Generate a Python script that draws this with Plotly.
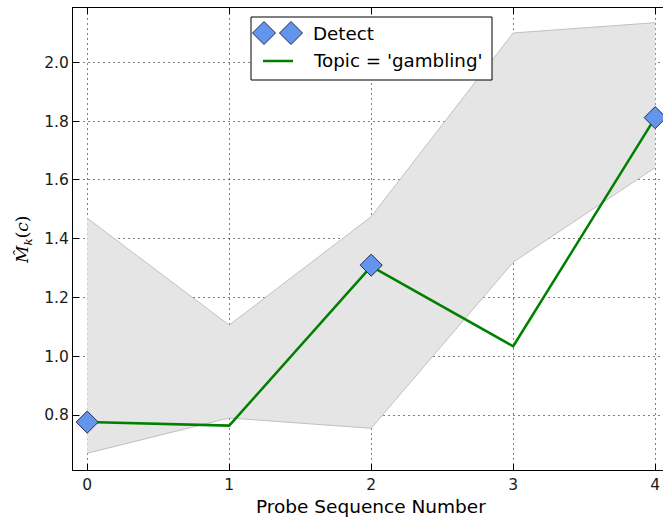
import plotly.graph_objects as go

# ---- data ----
probe_seq = [0, 1, 2, 3, 4]
topic_values = [0.776, 0.764, 1.306, 1.034, 1.812]
band_upper = [1.47, 1.106, 1.475, 2.10, 2.135]
band_lower = [0.67, 0.79, 0.755, 1.32, 1.642]
detect_x = [0, 2, 4]
detect_y = [0.776, 1.31, 1.812]
x_ticks = [0, 1, 2, 3, 4]
y_ticks = [0.8, 1.0, 1.2, 1.4, 1.6, 1.8, 2.0]

W, H = 663, 521
L, R, T, B = 73, 0, 8, 51
PW = W - L - R
PH = H - T - B


def px(x):
    return (x - L) / PW


def py(y):
    return (H - B - y) / PH


FONT = "DejaVu Sans"
GRID = "rgba(0,0,0,0.5)"

fig = go.Figure()
fig.add_trace(go.Scatter(x=probe_seq, y=band_lower, mode="lines",
                         line=dict(color="#c0c0c0", width=1), showlegend=False,
                         hoverinfo="skip"))
fig.add_trace(go.Scatter(x=probe_seq, y=band_upper, mode="lines", fill="tonexty",
                         fillcolor="#e5e5e5",
                         line=dict(color="#c0c0c0", width=1), showlegend=False,
                         hoverinfo="skip"))
fig.add_trace(go.Scatter(x=probe_seq, y=topic_values, mode="lines",
                         line=dict(color="#008000", width=2.5),
                         name="Topic = 'gambling'", showlegend=False))
fig.add_trace(go.Scatter(x=detect_x, y=detect_y, mode="markers",
                         marker=dict(symbol="diamond", size=17, color="#6495ED",
                                     line=dict(color="#2a2a4a", width=1)),
                         name="Detect", showlegend=False, cliponaxis=False))

shapes = []
annotations = []
# legend box
shapes.append(dict(type="rect", xref="paper", yref="paper",
                   x0=px(251), x1=px(492), y0=py(80), y1=py(17),
                   fillcolor="white", line=dict(color="black", width=1),
                   layer="above"))
for cx in (264, 291):
    shapes.append(dict(type="path", xref="paper", yref="paper",
                       xsizemode="pixel", ysizemode="pixel",
                       xanchor=px(cx), yanchor=py(33),
                       path="M -11.5 0 L 0 11.5 L 11.5 0 L 0 -11.5 Z",
                       fillcolor="#6495ED", line=dict(color="#2a2a4a", width=1),
                       layer="above"))
shapes.append(dict(type="line", xref="paper", yref="paper",
                   x0=px(263), x1=px(293), y0=py(61), y1=py(61),
                   line=dict(color="#008000", width=2.5), layer="above"))
annotations.append(dict(text="Detect", xref="paper", yref="paper",
                        x=px(311), y=py(33), xanchor="left", yanchor="middle",
                        showarrow=False, font=dict(family=FONT, size=18.3, color="black")))
annotations.append(dict(text="Topic = 'gambling'", xref="paper", yref="paper",
                        x=px(311), y=py(61), xanchor="left", yanchor="middle",
                        showarrow=False, font=dict(family=FONT, size=18.3, color="black")))
# axis titles
annotations.append(dict(text="Probe Sequence Number", xref="paper", yref="paper",
                        x=px(371), y=py(507), xanchor="center", yanchor="middle",
                        showarrow=False, font=dict(family=FONT, size=18.5, color="black")))
annotations.append(dict(text="<i>M̂</i><sub><i>k</i></sub>(<i>c</i>)", xref="paper", yref="paper",
                        x=px(23), y=py(240), xanchor="center", yanchor="middle",
                        textangle=-90, showarrow=False,
                        font=dict(family="DejaVu Serif", size=17, color="black")))

fig.update_layout(
    width=W, height=H,
    margin=dict(l=L, r=R, t=T, b=B, pad=0),
    paper_bgcolor="white", plot_bgcolor="white",
    shapes=shapes, annotations=annotations,
    showlegend=False,
    font=dict(family=FONT, size=15.5, color="#222222"),
)
fig.update_xaxes(range=[-0.1, -0.1 + PW / 142.0], tickvals=x_ticks,
                 ticktext=[str(v) for v in x_ticks],
                 showline=True, linecolor="black", linewidth=1.2, mirror="ticks",
                 ticks="inside", ticklen=6, tickcolor="black",
                 showgrid=True, gridcolor=GRID, griddash="2px,3px", gridwidth=1,
                 zeroline=False, tickfont=dict(family=FONT, size=15.5, color="#1a1a1a"))
fig.update_yaxes(range=[0.613, 2.185], tickvals=y_ticks,
                 ticktext=[f"{v:.1f}" for v in y_ticks],
                 showline=True, linecolor="black", linewidth=1.2, mirror=False,
                 ticks="inside", ticklen=6, tickcolor="black",
                 showgrid=True, gridcolor=GRID, griddash="2px,3px", gridwidth=1,
                 zeroline=False, tickfont=dict(family=FONT, size=15.5, color="#1a1a1a"))

fig.write_html("out.html", config={"displayModeBar": False},
               post_script="document.body.style.margin='0';document.body.style.overflow='hidden';")
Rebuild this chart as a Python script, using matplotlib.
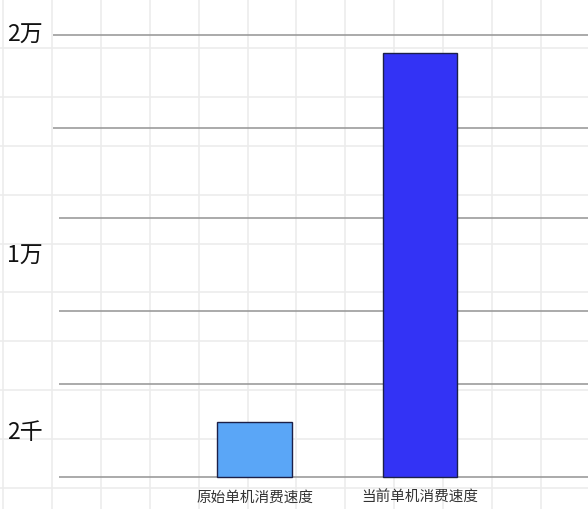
import matplotlib
matplotlib.use("Agg")
import matplotlib.pyplot as plt
import numpy as np

plt.rcParams['font.family'] = ['Noto Sans CJK SC', 'DejaVu Sans']

categories = ["原始单机消费速度", "当前单机消费速度"]
values = [2500, 19200]
bar_colors = ["#5aa6f7", "#3333f5"]
tick_values = [20000, 10000, 2000]
tick_labels = ["2万", "1万", "2千"]
guide_levels = [20000, 15800, 11700, 7500, 4200, 0]
guide_starts = [53, 53, 59, 59, 59, 59]  # pixel x where each guide line begins

W, H = 588, 509
fig = plt.figure(figsize=(W / 100, H / 100), dpi=100)
fig.patch.set_facecolor("white")

# graph-paper background
bg = fig.add_axes([0, 0, 1, 1], zorder=0)
bg.set_xlim(0, W)
bg.set_ylim(H, 0)
bg.axis("off")
for gx in np.arange(3, W, 48.9):
    bg.axvline(gx, color="#ececec", lw=1.2)
for gy in np.arange(-1, H, 48.9):
    bg.axhline(gy, color="#ececec", lw=1.2)

ax = fig.add_axes([0, 0, 1, 1], zorder=1)
ax.patch.set_alpha(0)
px_per_unit = 165.5
x0 = 254.5
ax.set_xlim((0 - x0) / px_per_unit, (W - x0) / px_per_unit)
px_per_val = 442 / 20000
ax.set_ylim(-(H - 477) / px_per_val, 477 / px_per_val)

for lvl, xs in zip(guide_levels, guide_starts):
    ax.hlines(lvl, xs / W, 1, transform=ax.get_yaxis_transform(),
              color="#9c9c9c", lw=1.2, zorder=1)

x = np.arange(len(categories))
ax.bar(x, values, width=0.45, color=bar_colors, edgecolor="#1c2048",
       linewidth=1.0, zorder=3)

for v, lab in zip(tick_values, tick_labels):
    ax.text(43 / W, v, lab, transform=ax.get_yaxis_transform(),
            ha="right", va="center", fontsize=16.5, color="#111111",
            fontweight="medium")

for xi, c in zip(x, categories):
    ax.text(xi, -(498 - 477) / px_per_val, c, ha="center", va="center",
            fontsize=10.5, color="#333333", fontweight="medium")

ax.axis("off")
fig.savefig("out.png", dpi=100, facecolor="white")
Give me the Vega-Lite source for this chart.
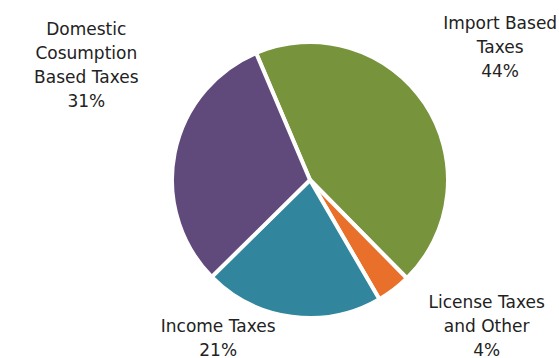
{
  "$schema": "https://vega.github.io/schema/vega-lite/v6.json",
  "width": 498,
  "height": 358,
  "autosize": "none",
  "padding": {"left": 61, "top": 1, "right": 0, "bottom": 0},
  "background": "white",
  "config": {"view": {"stroke": null}},
  "data": {
    "values": [
      {"category": "Import Based Taxes", "share": 44, "rank": 1, "label": "Import Based\nTaxes\n44%"},
      {"category": "License Taxes and Other", "share": 4, "rank": 2, "label": "License Taxes\nand Other\n4%"},
      {"category": "Income Taxes", "share": 21, "rank": 3, "label": "Income Taxes\n21%"},
      {"category": "Domestic Cosumption Based Taxes", "share": 31, "rank": 4, "label": "Domestic\nCosumption\nBased Taxes\n31%"}
    ]
  },
  "encoding": {
    "theta": {"field": "share", "type": "quantitative", "stack": true, "scale": {"range": [-0.4014, 5.8818]}},
    "order": {"field": "rank", "type": "quantitative"}
  },
  "layer": [
    {
      "mark": {"type": "arc", "outerRadius": 138, "stroke": "white", "strokeWidth": 4},
      "encoding": {
        "color": {
          "field": "category",
          "type": "nominal",
          "scale": {
            "domain": ["Import Based Taxes", "License Taxes and Other", "Income Taxes", "Domestic Cosumption Based Taxes"],
            "range": ["#77933C", "#E8702A", "#31859C", "#604A7B"]
          },
          "legend": null
        }
      }
    },
    {
      "mark": {"type": "text", "radius": 230, "dx": -1, "dy": -28, "font": "DejaVu Sans", "fontSize": 17, "lineHeight": 24, "lineBreak": "\n", "align": "center", "baseline": "middle", "color": "#222222"},
      "encoding": {"text": {"condition": {"test": "datum.category === 'Import Based Taxes'", "field": "label"}, "value": ""}}
    },
    {
      "mark": {"type": "text", "radius": 225, "dx": 40, "dy": -56, "font": "DejaVu Sans", "fontSize": 17, "lineHeight": 24, "lineBreak": "\n", "align": "center", "baseline": "middle", "color": "#222222"},
      "encoding": {"text": {"condition": {"test": "datum.category === 'License Taxes and Other'", "field": "label"}, "value": ""}}
    },
    {
      "mark": {"type": "text", "radius": 165, "dx": -70, "dy": -17, "font": "DejaVu Sans", "fontSize": 17, "lineHeight": 24, "lineBreak": "\n", "align": "center", "baseline": "middle", "color": "#222222"},
      "encoding": {"text": {"condition": {"test": "datum.category === 'Income Taxes'", "field": "label"}, "value": ""}}
    },
    {
      "mark": {"type": "text", "radius": 225, "dx": -3, "dy": -106, "font": "DejaVu Sans", "fontSize": 17, "lineHeight": 24, "lineBreak": "\n", "align": "center", "baseline": "middle", "color": "#222222"},
      "encoding": {"text": {"condition": {"test": "datum.category === 'Domestic Cosumption Based Taxes'", "field": "label"}, "value": ""}}
    }
  ]
}
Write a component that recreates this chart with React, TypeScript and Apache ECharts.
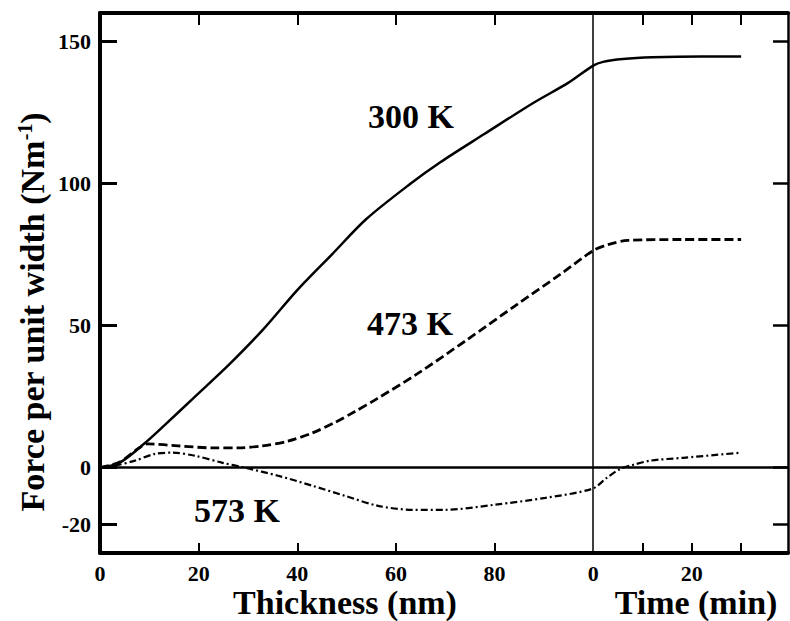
•••
### TO DO
Using the records above, find and show each line with the string "matplotlib".

### ANSWER TO THE EXERCISE
Rebuild this chart as a Python script, using matplotlib.
import matplotlib
matplotlib.use("Agg")
import matplotlib.pyplot as plt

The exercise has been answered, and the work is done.